[Data for the task start]
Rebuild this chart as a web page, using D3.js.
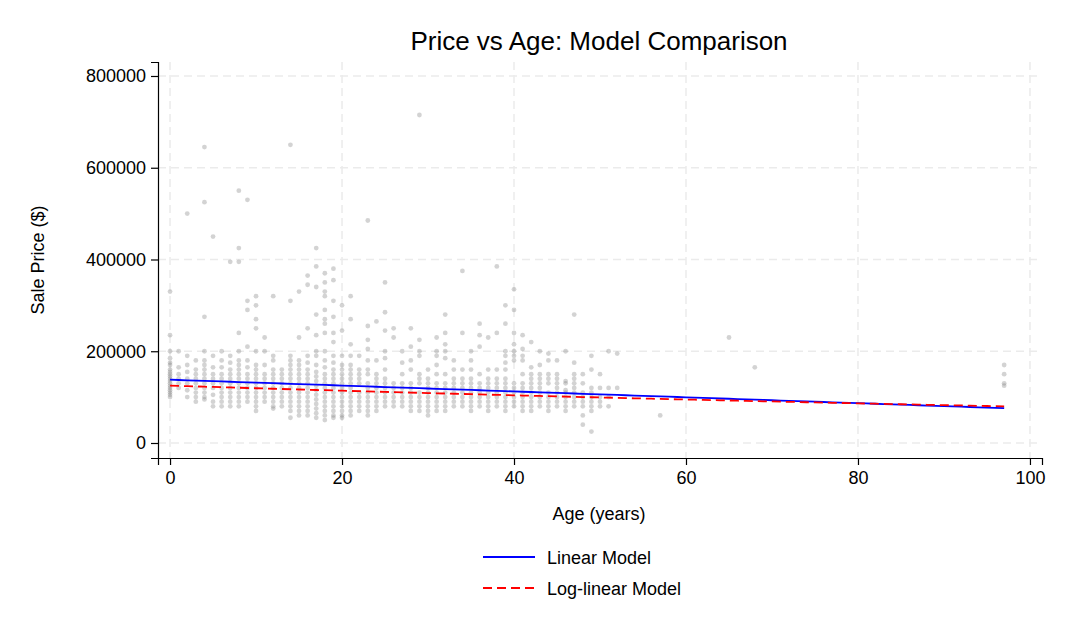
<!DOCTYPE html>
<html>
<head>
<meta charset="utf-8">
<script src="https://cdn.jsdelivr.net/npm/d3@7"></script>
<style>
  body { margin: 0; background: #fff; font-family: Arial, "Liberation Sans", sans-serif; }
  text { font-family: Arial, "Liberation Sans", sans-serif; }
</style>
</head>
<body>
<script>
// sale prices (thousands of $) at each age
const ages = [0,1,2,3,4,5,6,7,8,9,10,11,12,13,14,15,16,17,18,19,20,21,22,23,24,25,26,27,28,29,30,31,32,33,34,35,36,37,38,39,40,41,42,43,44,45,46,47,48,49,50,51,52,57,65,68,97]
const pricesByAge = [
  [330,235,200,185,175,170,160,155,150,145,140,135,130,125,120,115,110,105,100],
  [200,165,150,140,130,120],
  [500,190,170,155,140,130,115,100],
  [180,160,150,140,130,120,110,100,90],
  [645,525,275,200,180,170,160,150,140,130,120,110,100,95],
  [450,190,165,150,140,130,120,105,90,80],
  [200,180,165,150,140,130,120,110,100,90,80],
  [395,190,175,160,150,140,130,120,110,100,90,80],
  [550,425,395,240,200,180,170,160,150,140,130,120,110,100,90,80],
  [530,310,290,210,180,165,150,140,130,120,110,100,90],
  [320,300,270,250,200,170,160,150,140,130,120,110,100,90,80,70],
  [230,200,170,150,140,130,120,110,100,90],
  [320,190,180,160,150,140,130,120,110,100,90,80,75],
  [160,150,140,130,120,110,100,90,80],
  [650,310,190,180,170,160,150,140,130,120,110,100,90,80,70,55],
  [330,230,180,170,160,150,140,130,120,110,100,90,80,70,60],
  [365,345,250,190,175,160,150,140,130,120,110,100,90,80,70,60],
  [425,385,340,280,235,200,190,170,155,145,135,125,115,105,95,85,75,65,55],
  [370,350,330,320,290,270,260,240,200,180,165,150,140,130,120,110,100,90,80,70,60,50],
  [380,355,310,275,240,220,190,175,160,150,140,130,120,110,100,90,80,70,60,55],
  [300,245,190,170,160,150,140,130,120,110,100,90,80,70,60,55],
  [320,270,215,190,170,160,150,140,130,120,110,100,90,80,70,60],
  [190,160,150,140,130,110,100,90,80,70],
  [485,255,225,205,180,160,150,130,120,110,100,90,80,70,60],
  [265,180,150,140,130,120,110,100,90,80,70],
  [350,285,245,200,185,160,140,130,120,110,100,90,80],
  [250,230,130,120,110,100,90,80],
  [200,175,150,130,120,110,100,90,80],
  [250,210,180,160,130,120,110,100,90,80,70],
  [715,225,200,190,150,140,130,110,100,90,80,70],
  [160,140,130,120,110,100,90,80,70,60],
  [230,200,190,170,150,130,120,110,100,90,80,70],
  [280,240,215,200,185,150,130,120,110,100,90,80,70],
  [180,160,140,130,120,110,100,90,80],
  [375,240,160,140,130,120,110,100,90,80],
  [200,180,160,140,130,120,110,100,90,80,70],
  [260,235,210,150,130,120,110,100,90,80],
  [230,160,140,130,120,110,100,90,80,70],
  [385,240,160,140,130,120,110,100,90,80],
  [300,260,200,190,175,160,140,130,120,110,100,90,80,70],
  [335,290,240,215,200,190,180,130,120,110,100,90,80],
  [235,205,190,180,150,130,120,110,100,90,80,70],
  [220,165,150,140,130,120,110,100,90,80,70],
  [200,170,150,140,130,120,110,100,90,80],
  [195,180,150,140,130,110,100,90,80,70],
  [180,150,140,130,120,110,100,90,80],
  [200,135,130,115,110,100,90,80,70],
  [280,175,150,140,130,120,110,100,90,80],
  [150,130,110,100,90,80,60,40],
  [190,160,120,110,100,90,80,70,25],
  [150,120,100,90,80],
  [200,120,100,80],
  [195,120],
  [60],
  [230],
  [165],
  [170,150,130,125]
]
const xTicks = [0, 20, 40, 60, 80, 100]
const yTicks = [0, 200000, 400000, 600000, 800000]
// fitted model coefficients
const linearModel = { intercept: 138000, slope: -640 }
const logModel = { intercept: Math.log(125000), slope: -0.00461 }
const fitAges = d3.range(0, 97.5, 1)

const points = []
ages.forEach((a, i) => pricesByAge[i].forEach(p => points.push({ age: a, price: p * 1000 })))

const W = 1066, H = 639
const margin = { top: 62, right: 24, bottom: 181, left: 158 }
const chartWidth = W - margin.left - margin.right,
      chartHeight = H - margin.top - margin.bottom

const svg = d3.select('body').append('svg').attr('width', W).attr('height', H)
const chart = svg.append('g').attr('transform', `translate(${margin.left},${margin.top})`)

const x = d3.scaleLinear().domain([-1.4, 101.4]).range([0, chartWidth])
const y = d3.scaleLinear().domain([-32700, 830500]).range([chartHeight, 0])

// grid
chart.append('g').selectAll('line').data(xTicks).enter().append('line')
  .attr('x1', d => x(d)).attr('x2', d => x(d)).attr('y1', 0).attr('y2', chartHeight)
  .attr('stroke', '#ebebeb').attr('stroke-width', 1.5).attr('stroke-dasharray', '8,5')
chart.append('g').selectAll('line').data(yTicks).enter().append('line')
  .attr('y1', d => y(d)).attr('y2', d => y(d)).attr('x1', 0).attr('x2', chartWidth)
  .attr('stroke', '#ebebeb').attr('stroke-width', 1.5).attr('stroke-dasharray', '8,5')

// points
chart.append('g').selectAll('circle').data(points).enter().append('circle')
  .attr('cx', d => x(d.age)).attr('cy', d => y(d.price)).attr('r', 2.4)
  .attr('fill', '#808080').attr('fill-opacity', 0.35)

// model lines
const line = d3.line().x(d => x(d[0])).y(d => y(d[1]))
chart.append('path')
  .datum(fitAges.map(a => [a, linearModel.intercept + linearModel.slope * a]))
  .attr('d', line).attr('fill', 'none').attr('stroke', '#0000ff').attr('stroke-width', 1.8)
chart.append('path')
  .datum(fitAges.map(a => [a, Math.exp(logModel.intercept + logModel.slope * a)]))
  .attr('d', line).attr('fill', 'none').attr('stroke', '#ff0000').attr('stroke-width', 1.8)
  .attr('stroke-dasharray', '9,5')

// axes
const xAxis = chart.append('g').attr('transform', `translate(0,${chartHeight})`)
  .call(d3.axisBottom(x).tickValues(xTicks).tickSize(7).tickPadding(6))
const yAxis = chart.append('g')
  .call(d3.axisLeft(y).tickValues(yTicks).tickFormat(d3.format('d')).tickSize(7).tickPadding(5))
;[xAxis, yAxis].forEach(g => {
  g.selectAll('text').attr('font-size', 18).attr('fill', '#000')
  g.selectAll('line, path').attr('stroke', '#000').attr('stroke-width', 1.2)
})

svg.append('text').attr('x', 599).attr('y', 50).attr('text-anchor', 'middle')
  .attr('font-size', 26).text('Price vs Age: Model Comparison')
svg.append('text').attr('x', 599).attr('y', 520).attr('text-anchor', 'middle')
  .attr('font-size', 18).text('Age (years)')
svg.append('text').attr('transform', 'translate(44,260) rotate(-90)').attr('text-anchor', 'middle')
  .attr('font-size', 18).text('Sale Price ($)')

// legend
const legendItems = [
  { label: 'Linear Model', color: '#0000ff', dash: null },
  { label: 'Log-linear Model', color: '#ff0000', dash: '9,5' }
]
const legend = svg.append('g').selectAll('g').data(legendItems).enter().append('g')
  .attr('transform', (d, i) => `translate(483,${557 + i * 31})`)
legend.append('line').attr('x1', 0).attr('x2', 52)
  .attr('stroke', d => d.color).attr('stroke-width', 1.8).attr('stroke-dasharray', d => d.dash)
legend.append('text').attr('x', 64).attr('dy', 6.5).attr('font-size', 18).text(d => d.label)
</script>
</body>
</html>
[Data for the task end]
[Data for the task start]
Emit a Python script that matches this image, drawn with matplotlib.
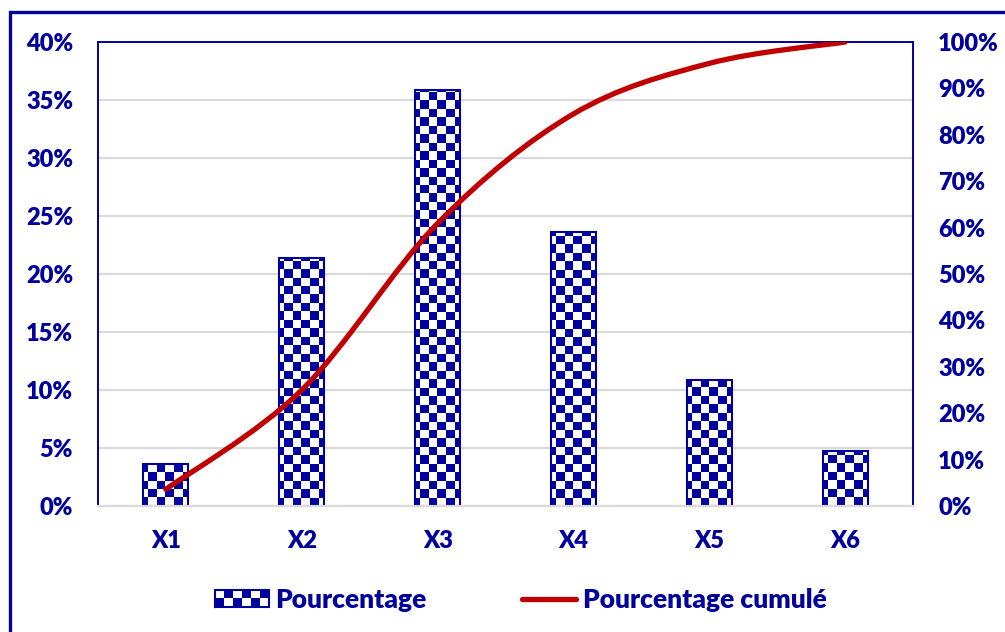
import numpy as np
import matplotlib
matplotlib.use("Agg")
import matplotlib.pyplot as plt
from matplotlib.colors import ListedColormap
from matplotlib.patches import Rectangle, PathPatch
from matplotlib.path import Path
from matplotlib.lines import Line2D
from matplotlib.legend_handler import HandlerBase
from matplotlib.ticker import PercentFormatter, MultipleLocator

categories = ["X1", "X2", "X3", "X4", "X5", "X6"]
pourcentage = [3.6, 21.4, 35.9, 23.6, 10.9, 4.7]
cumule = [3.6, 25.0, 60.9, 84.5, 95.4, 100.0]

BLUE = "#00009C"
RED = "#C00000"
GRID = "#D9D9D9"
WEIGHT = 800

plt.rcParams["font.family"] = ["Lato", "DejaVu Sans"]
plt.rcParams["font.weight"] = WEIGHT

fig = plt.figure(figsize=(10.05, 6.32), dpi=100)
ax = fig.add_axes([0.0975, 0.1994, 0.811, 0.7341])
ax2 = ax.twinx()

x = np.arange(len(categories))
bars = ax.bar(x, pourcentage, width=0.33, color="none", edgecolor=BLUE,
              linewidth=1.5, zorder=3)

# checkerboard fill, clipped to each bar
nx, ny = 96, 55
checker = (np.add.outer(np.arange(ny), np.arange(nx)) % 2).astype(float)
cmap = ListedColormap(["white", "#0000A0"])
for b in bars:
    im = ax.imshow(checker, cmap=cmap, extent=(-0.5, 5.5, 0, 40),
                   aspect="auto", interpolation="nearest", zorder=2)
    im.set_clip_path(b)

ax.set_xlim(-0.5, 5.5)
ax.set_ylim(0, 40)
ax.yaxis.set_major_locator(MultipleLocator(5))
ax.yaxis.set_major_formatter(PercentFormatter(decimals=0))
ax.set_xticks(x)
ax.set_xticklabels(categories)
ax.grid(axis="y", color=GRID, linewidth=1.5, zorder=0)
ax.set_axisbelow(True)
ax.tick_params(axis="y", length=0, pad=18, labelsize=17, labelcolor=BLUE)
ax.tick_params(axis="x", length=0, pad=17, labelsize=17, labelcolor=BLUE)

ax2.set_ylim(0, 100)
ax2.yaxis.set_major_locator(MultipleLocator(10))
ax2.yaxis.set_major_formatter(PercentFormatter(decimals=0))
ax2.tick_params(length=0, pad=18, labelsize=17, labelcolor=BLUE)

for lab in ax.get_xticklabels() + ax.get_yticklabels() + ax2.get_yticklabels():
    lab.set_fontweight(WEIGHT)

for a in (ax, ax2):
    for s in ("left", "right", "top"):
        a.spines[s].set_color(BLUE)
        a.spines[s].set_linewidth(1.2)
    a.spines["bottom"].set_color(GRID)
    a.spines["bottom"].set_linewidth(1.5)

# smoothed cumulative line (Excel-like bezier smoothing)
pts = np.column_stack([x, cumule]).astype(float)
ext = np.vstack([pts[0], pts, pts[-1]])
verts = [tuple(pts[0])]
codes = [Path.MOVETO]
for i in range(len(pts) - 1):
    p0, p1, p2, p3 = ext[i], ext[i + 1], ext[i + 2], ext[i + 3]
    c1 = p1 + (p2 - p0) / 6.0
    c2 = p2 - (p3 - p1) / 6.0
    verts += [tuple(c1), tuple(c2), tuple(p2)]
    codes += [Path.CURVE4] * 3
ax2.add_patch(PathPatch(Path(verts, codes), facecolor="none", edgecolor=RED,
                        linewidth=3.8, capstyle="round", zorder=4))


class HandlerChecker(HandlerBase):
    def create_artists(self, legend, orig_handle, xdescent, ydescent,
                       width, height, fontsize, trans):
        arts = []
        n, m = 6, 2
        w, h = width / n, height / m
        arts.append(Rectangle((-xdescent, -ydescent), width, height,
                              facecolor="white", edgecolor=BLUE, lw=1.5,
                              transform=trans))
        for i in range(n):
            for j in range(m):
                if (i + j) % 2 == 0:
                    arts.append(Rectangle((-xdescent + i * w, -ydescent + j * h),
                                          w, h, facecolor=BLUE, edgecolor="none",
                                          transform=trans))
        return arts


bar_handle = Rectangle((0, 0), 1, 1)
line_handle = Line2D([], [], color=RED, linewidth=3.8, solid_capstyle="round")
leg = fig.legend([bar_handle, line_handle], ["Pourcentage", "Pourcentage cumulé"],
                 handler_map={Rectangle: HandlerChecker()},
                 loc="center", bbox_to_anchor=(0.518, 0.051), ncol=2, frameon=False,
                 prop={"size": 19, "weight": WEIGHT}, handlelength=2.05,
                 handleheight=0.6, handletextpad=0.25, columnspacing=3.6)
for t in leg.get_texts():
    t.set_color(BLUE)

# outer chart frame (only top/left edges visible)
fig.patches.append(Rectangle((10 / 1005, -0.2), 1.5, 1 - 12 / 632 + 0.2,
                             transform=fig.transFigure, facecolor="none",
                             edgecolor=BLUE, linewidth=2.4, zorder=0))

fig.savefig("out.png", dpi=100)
[Data for the task end]
[Data for the task start]
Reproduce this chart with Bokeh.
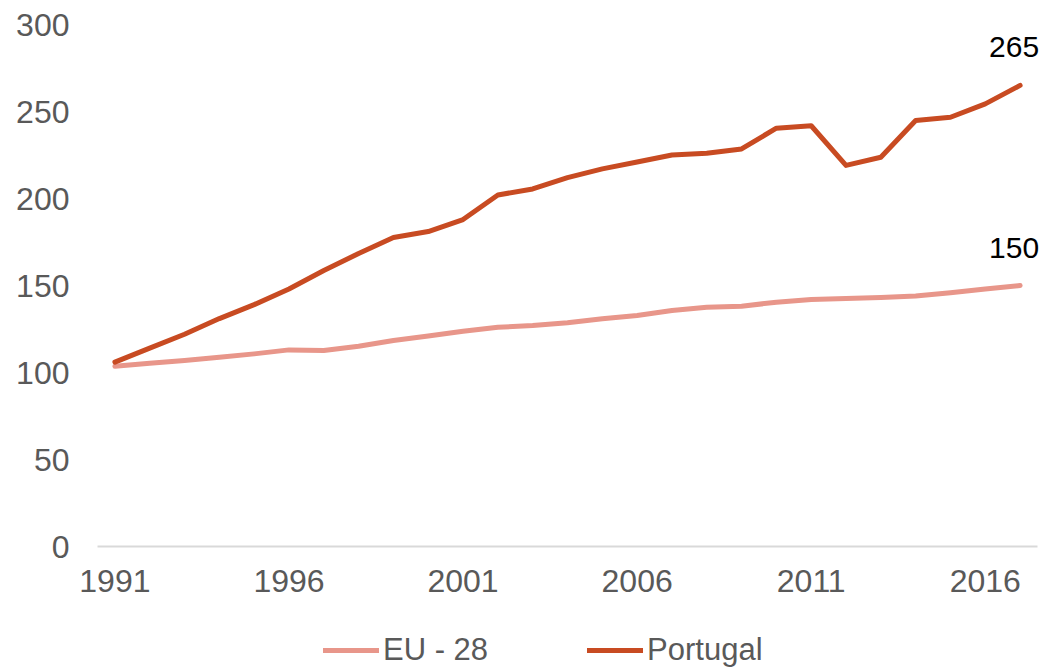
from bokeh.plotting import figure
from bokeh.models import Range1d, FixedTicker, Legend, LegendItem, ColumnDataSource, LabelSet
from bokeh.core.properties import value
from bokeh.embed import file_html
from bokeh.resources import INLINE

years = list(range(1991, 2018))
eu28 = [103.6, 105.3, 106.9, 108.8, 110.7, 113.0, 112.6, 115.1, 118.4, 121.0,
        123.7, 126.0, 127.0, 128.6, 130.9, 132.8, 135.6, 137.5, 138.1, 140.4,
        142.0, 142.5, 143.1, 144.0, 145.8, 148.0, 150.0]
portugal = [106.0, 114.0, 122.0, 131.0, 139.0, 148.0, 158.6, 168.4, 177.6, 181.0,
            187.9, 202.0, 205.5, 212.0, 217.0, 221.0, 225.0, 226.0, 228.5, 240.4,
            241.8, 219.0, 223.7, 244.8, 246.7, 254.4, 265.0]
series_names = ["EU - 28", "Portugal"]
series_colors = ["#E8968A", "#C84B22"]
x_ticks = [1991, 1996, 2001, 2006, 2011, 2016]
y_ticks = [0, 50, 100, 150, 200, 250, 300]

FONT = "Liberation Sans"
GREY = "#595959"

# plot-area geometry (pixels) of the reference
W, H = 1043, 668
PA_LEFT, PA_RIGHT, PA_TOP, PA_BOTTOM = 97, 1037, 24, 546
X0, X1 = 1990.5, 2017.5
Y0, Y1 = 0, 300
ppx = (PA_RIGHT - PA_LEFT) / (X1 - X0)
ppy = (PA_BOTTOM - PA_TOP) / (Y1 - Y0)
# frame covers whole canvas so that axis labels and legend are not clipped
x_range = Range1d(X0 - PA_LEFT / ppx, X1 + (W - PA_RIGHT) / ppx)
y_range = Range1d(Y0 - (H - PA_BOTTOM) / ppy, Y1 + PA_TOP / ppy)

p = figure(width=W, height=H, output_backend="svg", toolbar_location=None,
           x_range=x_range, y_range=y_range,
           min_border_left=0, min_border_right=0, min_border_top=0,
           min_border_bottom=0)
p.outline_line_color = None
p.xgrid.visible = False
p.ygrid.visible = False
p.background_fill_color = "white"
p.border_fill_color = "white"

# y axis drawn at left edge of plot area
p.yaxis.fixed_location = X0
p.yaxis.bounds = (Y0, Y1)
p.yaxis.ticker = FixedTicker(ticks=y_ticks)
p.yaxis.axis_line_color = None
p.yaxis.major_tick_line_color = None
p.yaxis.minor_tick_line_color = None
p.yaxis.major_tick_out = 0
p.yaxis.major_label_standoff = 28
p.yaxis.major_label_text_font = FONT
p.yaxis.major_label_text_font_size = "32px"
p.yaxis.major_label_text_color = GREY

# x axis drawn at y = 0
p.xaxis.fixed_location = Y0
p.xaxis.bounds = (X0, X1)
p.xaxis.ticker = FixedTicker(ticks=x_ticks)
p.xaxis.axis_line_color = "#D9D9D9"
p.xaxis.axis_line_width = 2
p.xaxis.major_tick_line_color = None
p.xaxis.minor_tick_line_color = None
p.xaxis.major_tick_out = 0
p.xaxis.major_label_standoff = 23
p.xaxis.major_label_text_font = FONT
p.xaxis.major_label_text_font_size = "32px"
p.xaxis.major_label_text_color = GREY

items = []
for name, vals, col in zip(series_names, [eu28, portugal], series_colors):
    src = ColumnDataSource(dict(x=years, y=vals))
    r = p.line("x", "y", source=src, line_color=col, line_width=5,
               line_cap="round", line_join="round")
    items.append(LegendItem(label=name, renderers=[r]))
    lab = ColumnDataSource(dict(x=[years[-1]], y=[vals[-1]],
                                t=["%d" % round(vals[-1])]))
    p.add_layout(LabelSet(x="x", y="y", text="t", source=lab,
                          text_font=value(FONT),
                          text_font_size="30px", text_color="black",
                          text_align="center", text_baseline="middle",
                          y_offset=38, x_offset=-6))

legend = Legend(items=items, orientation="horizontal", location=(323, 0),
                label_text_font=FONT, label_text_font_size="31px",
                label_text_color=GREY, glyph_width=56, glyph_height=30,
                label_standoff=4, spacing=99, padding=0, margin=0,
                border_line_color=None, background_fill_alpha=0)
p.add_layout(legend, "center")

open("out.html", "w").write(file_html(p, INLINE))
[Data for the task end]
• What the task asks: Leaving out the pictures, extract the stretch from the line holding "Reproduce this chart with Bokeh." through the line holding "from bokeh.resources import INLINE", word for word.

• In response:
Reproduce this chart with Bokeh.
from bokeh.plotting import figure
from bokeh.models import Range1d, FixedTicker, Legend, LegendItem, ColumnDataSource, LabelSet
from bokeh.core.properties import value
from bokeh.embed import file_html
from bokeh.resources import INLINE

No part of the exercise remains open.